Еще одно слово! Фаранские бедуинки украшают свою голову так же, как и прочие синаитянки. Они заплетают две косы и, стянув их на чело, связывают их тут в узел и втыкают в него булавку с коралловой головкой, а под косы над челом прицепляют большую перламутовую раковину для защиты лица от солнца. Увидев такой головной убор, я вспомнил латинскую поговорку: «Est modus in rebus», и думал, что мода есть только наилучший способ одеваться сообразно с климатом для сбережения здоровья и благообразия тела. В таком смысле она похвальна. Когда же придумывают и вводят моду в противность климату, для прикрасы, а не для здоровья, с разными умыслами самолюбия, с потерей самоуважения и из подражания другим, то поступают безрассудно и грешат тяжко, вредя себе самим. Таковым «сия глаголет Господь: понеже вознесошася дщери Сиони и ходиша высокою выею, и помизанием очес, и ступанием ног, купно ризы влекущыя долу, и ногама купно играющыя. И смирит Господь начальныя дщери Сиони, и Господь открыет срамоту их в день он, и отъимет Господь славу риз их, и вплетения златая на главе, и тресны ризныя и лу́ницы гривенныя, и срачицы тонкия, и красоту лица их, и состроение красы славныя, и перстни и запястия, и художныя усерязи, и багряницы, и светлая лаконская, и виссоны, и синеты, и червленицы, и виссон со златом и синетою преты́каны, тончи́цы преи́маны златом: и будет вместо вони добрыя смрад, и вместо пояса ужем (веревкой) препояшешися, и вместо украшения златаго на главе плешь имети будеши дел твоих ради, и вместо ризы багряныя препояшешися вретищем: И сын твой добрейший, его же любиши, мечем падет, и крепцыи ваши мечем падут, и смирятся: и восплачутся хранилища утварей ваших, и останешися едина, и о землю уда́рена будеши» (Ис.3:16–25) Страшная угроза Божия дщерям Сиона, играющим ногами и любящим чужестранные дорогие наряды!

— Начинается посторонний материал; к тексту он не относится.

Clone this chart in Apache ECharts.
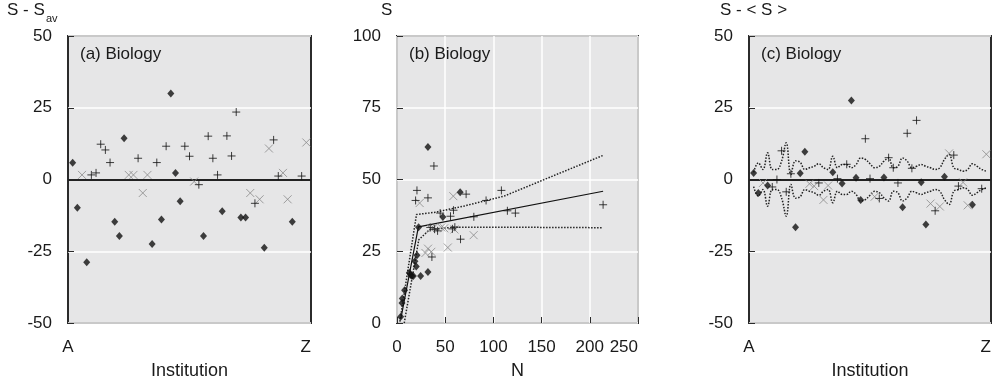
<!DOCTYPE html>
<html>
<head>
<meta charset="utf-8">
<script src="https://cdn.jsdelivr.net/npm/echarts@6/dist/echarts.min.js"></script>
<style>
html,body{margin:0;padding:0;background:#fff;}
#c{width:997px;height:385px;}
</style>
</head>
<body>
<div id="c"></div>
<script>
// ---- Data ----
// institutions 1..51 (ordered A..Z), type: D = diamond, P = plus, X = cross, '' = none
const institutionTicks = ['A', 'Z'];
const institutionType = ['D','D','X','D','P','P','P','P','P','D','D','D','X','X','P','X','X','D','P','D',
  'P','D','D','D','P','P','X','P','D','P','P','P','D','P','P','P','D','D','X','P',
  'X','D','X','P','P','X','X','D','','P','X'];
// panel (a): s - s_av
const sMinusSav = [5.8,-9.8,1.6,-28.8,1.6,2.3,12.3,10.3,5.9,-14.7,-19.7,14.4,1.6,1.6,7.4,-4.7,1.6,-22.5,5.9,-13.9,
  11.6,30.0,2.3,-7.6,11.6,8.1,-0.7,-1.8,-19.7,15.1,7.4,1.6,-11.1,15.2,8.2,23.5,-13.2,-13.2,-4.7,-8.3,
  -6.9,-23.8,10.8,13.8,1.2,2.3,-6.9,-14.7,null,1.2,12.9];
// panel (c): s - <s>
const sMinusMean = [2.3,-4.7,-1.2,-2.1,-2.6,0.0,10.0,-4.3,2.0,-16.6,2.2,9.7,-1.5,-2.3,-1.2,-7.1,-2.1,2.5,0.3,-1.4,
  5.3,27.5,0.6,-7.1,14.2,0.3,-6.0,-6.6,0.7,7.6,4.1,-1.2,-9.7,16.1,3.9,20.6,-1.0,-15.7,-8.4,-10.9,
  -9.4,1.0,9.1,8.5,-2.3,-1.0,-9.0,-8.8,null,-3.2,8.8];
// panel (c): half width of the dotted band
const bandHalfWidth = [2.5,5.8,3.5,9.3,3.5,3.5,6.4,12.8,1.7,6.5,6.0,3.5,4.1,4.6,5.5,4.1,3.5,8.1,4.1,5.2,
  5.2,4.1,5.2,7.5,7.0,5.5,4.1,4.6,6.4,7.5,4.1,4.6,7.5,6.4,4.1,4.6,5.2,4.6,4.1,3.5,
  4.1,7.0,8.7,4.1,3.5,2.9,3.5,5.5,4.6,3.5,2.9];
// panel (b): s vs N
const diamondN = [3.8,5.2,5.5,7.9,12.8,14.0,15.5,16.9,18.6,20.0,20.7,22.4,24.5,32.1,32.1,47.6,65.5];
const diamondS = [2.2,7.0,8.5,11.4,17.5,16.8,16.4,16.4,21.5,19.7,23.6,33.4,16.4,17.8,61.3,36.9,45.6];
const plusN = [20.7,19.3,32.1,38.3,44.8,55.5,58.6,71.7,79.7,92.4,108.3,114.5,122.8,213.8,36.2,42.1,65.9,34.5,39.0,57.5,60.0];
const plusS = [46.2,42.7,43.6,54.7,38.3,37.2,39.3,44.9,37.0,42.7,46.2,39.1,38.3,41.2,23.0,32.1,29.2,33.3,32.7,32.8,33.4];
const crossN = [23.5,58.4,32.2,29.5,35.6,52.7,79.5,34.9,45.9,59.6,38.0,49.0];
const crossS = [41.8,44.2,25.9,24.4,24.8,26.3,30.6,32.9,33.3,32.6,33.2,33.0];
const fitN = [4.0,22.2,213.8];
const fitS = [1.5,33.5,45.9];
const upperN = [3.0,20.2,40.0,70.0,111.0,168.0,213.8];
const upperS = [0.5,37.8,38.6,40.8,44.2,52.1,58.4];
const lowerN = [7.5,22.6,34.0,60.0,168.0,213.8];
const lowerS = [0.0,29.0,32.6,33.4,33.3,33.2];
const yTicksDiff = [-50, 50, 25];
const yTicksS = [0, 100, 25];
const xTicksN = [0, 250, 50];

// ---- Helpers ----
const FONT = 'Liberation Sans, Arial, sans-serif';
const TXT = '#1a1a1a';
function instPoints(values, t) {
  const out = [];
  values.forEach((v, i) => { if (institutionType[i] === t && v !== null) out.push([i + 1, v]); });
  return out;
}
function pairs(a, b) { return a.map((v, i) => [v, b[i]]); }

const plusPath = 'path://M0,5L10,5M5,0L5,10';
const crossPath = 'path://M0,0L10,10M10,0L0,10';
function markerSeries(x, y, data, kind) {
  const base = { type: 'scatter', xAxisIndex: x, yAxisIndex: y, data: data, silent: true, z: 5 };
  if (kind === 'D') return Object.assign(base, { symbol: 'diamond', symbolSize: [7, 8], itemStyle: { color: '#111' } });
  if (kind === 'P') return Object.assign(base, { symbol: plusPath, symbolSize: 8, itemStyle: { color: 'transparent', borderColor: '#111', borderWidth: 1 } });
  return Object.assign(base, { symbol: crossPath, symbolSize: 8, itemStyle: { color: 'transparent', borderColor: '#8a8a8a', borderWidth: 1 } });
}

const gridStyle = { show: true, backgroundColor: '#e6e6e7', borderColor: '#2b2b2b', borderWidth: 2, top: 36, height: 287 };
const lblStyle = { color: TXT, fontSize: 17, fontFamily: FONT };

function instXAxis(gi) {
  return {
    type: 'value', gridIndex: gi, min: 0, max: 52, interval: 52,
    axisLine: { show: false }, axisTick: { show: false }, splitLine: { show: false },
    axisLabel: Object.assign({ margin: 16, alignMaxLabel: 'right', formatter: v => (v === 0 ? institutionTicks[0] : institutionTicks[1]) }, lblStyle),
    name: 'Institution', nameLocation: 'middle', nameGap: 39,
    nameTextStyle: { color: TXT, fontSize: 18, fontFamily: FONT }
  };
}
function diffYAxis(gi) {
  return {
    type: 'value', gridIndex: gi, min: yTicksDiff[0], max: yTicksDiff[1], interval: yTicksDiff[2],
    axisLine: { show: false },
    axisTick: { show: true, inside: true, length: 6, lineStyle: { color: '#2b2b2b', width: 1 } },
    splitLine: { show: true, lineStyle: { color: '#ffffff', width: 1.5 } },
    axisLabel: Object.assign({ margin: 16 }, lblStyle)
  };
}
function zeroLine() {
  return { silent: true, symbol: 'none', label: { show: false },
    lineStyle: { color: '#222', width: 2, type: 'solid' }, data: [{ yAxis: 0 }] };
}
function bandSeries(sign) {
  return { type: 'line', xAxisIndex: 2, yAxisIndex: 2, silent: true, smooth: 0.4, showSymbol: false, symbol: 'none',
    lineStyle: { color: '#222', width: 1.5, type: 'dotted' }, z: 3,
    data: bandHalfWidth.map((v, i) => [i + 1, sign * v]) };
}

const option = {
  animation: false,
  textStyle: { fontFamily: FONT },
  grid: [
    Object.assign({ left: 68, width: 243 }, gridStyle),
    Object.assign({ left: 397, width: 241 }, gridStyle),
    Object.assign({ left: 749, width: 242 }, gridStyle)
  ],
  xAxis: [
    instXAxis(0),
    {
      type: 'value', gridIndex: 1, min: xTicksN[0], max: xTicksN[1], interval: xTicksN[2],
      axisLine: { show: false },
      axisTick: { show: true, inside: true, length: 6, lineStyle: { color: '#2b2b2b', width: 1 } },
      splitLine: { show: true, lineStyle: { color: '#ffffff', width: 1.5 } },
      axisLabel: Object.assign({ margin: 16, alignMaxLabel: 'right' }, lblStyle),
      name: 'N', nameLocation: 'middle', nameGap: 39,
      nameTextStyle: { color: TXT, fontSize: 18, fontFamily: FONT }
    },
    instXAxis(2)
  ],
  yAxis: [
    diffYAxis(0),
    {
      type: 'value', gridIndex: 1, min: yTicksS[0], max: yTicksS[1], interval: yTicksS[2],
      axisLine: { show: false },
      axisTick: { show: true, inside: true, length: 6, lineStyle: { color: '#2b2b2b', width: 1 } },
      splitLine: { show: true, lineStyle: { color: '#ffffff', width: 1.5 } },
      axisLabel: Object.assign({ margin: 16 }, lblStyle)
    },
    diffYAxis(2)
  ],
  graphic: [
    { type: 'text', left: 7, top: 2, style: { text: 'S - S', fontSize: 17, fontFamily: FONT, fill: TXT } },
    { type: 'text', left: 46, top: 13, style: { text: 'av', fontSize: 11, fontFamily: FONT, fill: TXT } },
    { type: 'text', left: 381, top: 2, style: { text: 'S', fontSize: 17, fontFamily: FONT, fill: TXT } },
    { type: 'text', left: 720, top: 2, style: { text: 'S - < S >', fontSize: 17, fontFamily: FONT, fill: TXT } },
    { type: 'text', left: 80, top: 46, z: 10, style: { text: '(a) Biology', fontSize: 17, fontFamily: FONT, fill: TXT } },
    { type: 'text', left: 409, top: 46, z: 10, style: { text: '(b) Biology', fontSize: 17, fontFamily: FONT, fill: TXT } },
    { type: 'text', left: 761, top: 46, z: 10, style: { text: '(c) Biology', fontSize: 17, fontFamily: FONT, fill: TXT } }
  ],
  series: [
    // panel (a)
    Object.assign(markerSeries(0, 0, instPoints(sMinusSav, 'X'), 'X'), { markLine: zeroLine() }),
    markerSeries(0, 0, instPoints(sMinusSav, 'P'), 'P'),
    markerSeries(0, 0, instPoints(sMinusSav, 'D'), 'D'),
    // panel (b)
    { type: 'line', xAxisIndex: 1, yAxisIndex: 1, silent: true, showSymbol: false, symbol: 'none',
      lineStyle: { color: '#222', width: 1.5, type: 'dotted' }, data: pairs(upperN, upperS), z: 3 },
    { type: 'line', xAxisIndex: 1, yAxisIndex: 1, silent: true, showSymbol: false, symbol: 'none',
      lineStyle: { color: '#222', width: 1.5, type: 'dotted' }, data: pairs(lowerN, lowerS), z: 3 },
    { type: 'line', xAxisIndex: 1, yAxisIndex: 1, silent: true, showSymbol: false, symbol: 'none',
      lineStyle: { color: '#111', width: 1.2, type: 'solid' }, data: pairs(fitN, fitS), z: 3 },
    markerSeries(1, 1, pairs(crossN, crossS), 'X'),
    markerSeries(1, 1, pairs(plusN, plusS), 'P'),
    markerSeries(1, 1, pairs(diamondN, diamondS), 'D'),
    // panel (c)
    bandSeries(1),
    bandSeries(-1),
    Object.assign(markerSeries(2, 2, instPoints(sMinusMean, 'X'), 'X'), { markLine: zeroLine() }),
    markerSeries(2, 2, instPoints(sMinusMean, 'P'), 'P'),
    markerSeries(2, 2, instPoints(sMinusMean, 'D'), 'D')
  ]
};
const chart = echarts.init(document.getElementById('c'), null, { renderer: 'canvas' });
chart.setOption(option);
</script>
</body>
</html>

Заключаю описание Фарана. Сей город, построенный амалекитами вскоре по отшествии израильтян с Синая (1454 г.102), принявший в свои храмины злополучного идумейского царевича Адера в царствование Давида, озаренный светом истины в половине четвертого века христианского, духовно управляемый епископами, возобновленный крестоносцами, разрушенный бедуинами (1445 г.), сей город, на высотах пуст, а в юдоли разбит вдребезги. Поток же его струится вековечно. Так человек, испытав горе и радости в наземной жизни своей, обращается в прах, а душа его существует вечно.

* * *

99

Смотри план его на листе 38.

100

Смотри ее на листе 66.

101

Лесхи (Λέσχαι от глагола Λέγω «говорю, беседую») были места общественных собраний. Они подробно описаны древним греком Павзанием. Обычай русских крестьян сходиться на беседки, их выражение «точить лясы» и слова «балясник, елесник» напоминают греческие лесхи.

102

до Р.Х. – примечание электронной редакции.